The Four Critical Gaps
When we examined what true AI readiness requires, the numbers became concerning:
Governance Foundation: Only 7% can coach others across data governance, ethics, and culture simultaneously.
Oversight Capability: Just 11% can lead others in evaluating data quality and assessing AI-driven decisions.
Problem Solving Integration: Only 11% can guide others in identifying problems and making data-driven decisions.
Insight Translation: A mere 12% can coach others in interpreting data and presenting findings.
These aren't abstract competencies. They're the human safeguards that stand between AI outputs and real-world decisions affecting millions of people.
How to Spot — and Grow — Your Coaches
The Coaching cohort is growing. It rose from 11% to 13% this year. But we need to accelerate that trend.

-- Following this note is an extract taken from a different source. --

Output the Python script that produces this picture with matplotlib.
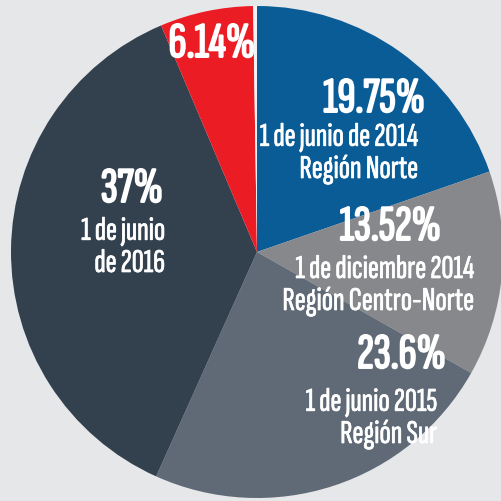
import matplotlib.pyplot as plt
import matplotlib.patheffects as pe

# shares, clockwise from the top
shares = [19.75, 13.52, 23.6, 37, 6.14, 0.25]
colors = ['#0a5c97', '#87888c', '#5f6a76', '#33414f', '#ec1c24', '#f2f3f4']
pct_labels = ['19.75%', '13.52%', '23.6%', '37%', '6.14%']
sub_labels = [['1 de junio de 2014', 'Región Norte'],
              ['1 de diciembre 2014', 'Región Centro-Norte'],
              ['1 de junio 2015', 'Región Sur'],
              ['1 de junio', 'de 2016'],
              []]

W, H = 501, 502
bg = '#e6e7e9'
font = ['Sofia Sans Extra Condensed', 'Barlow Condensed', 'DejaVu Sans']

fig = plt.figure(figsize=(W / 100, H / 100), dpi=100, facecolor=bg)
ax = fig.add_axes([0, 0, 1, 1])
ax.set_facecolor(bg)
ax.axis('off')

ax.pie(shares, colors=colors, startangle=90, counterclock=False,
       center=(257, H - 253), radius=246, wedgeprops=dict(linewidth=0))
ax.set_aspect('equal')
ax.set_xlim(0, W)
ax.set_ylim(0, H)

# label placement in pixel coords (right edge, centre y)
pct_pos = [(425, 100), (441, 228), (446, 356), (163, 190), (212, 45)]
sub_pos = [(418, 138), (474, 270), (437, 403), (165, 232), None]
line_gap = 32


def put(x, y, s, size, stroke, ha='right'):
    ax.text(x, H - y, s, ha=ha, va='center', color='white',
            fontsize=size, family=font,
            path_effects=[pe.withStroke(linewidth=stroke, foreground='white')])


for i, p in enumerate(pct_labels):
    x, y = pct_pos[i]
    put(x, y, p, 36, 1.4, ha='center' if i == 4 else 'right')
    if sub_pos[i]:
        sx, sy = sub_pos[i]
        for k, line in enumerate(sub_labels[i]):
            put(sx, sy + k * line_gap, line, 24, 0.5)

fig.savefig('out.png', dpi=100, facecolor=bg)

Start by asking: Who in your organization is not just good with data, but good at explaining it? Who gets asked for help by others? Who leads by example when it comes to ethical data use and sound interpretation?
Then invest in their development, not just technically, but as internal mentors. Create space for them to teach, whether through formal roles or informal team structures. Track progress using a structured framework like Databilities® to map and grow coaching capability over time.
From Confidence to Coaching: The Real Mark of Readiness
Confidence with data is not enough. In fact, it may create a false sense of security, leading organizations to believe they're ready for AI when they're simply equipped to use dashboards, not govern decisions.
AI doesn't just need competent users. It needs coaches, challengers, validators, and translators: people who can turn machine output into meaningful, ethical, human-led decisions.
If your AI strategy doesn't include a plan to grow your internal Coaches, it's time to rewrite it.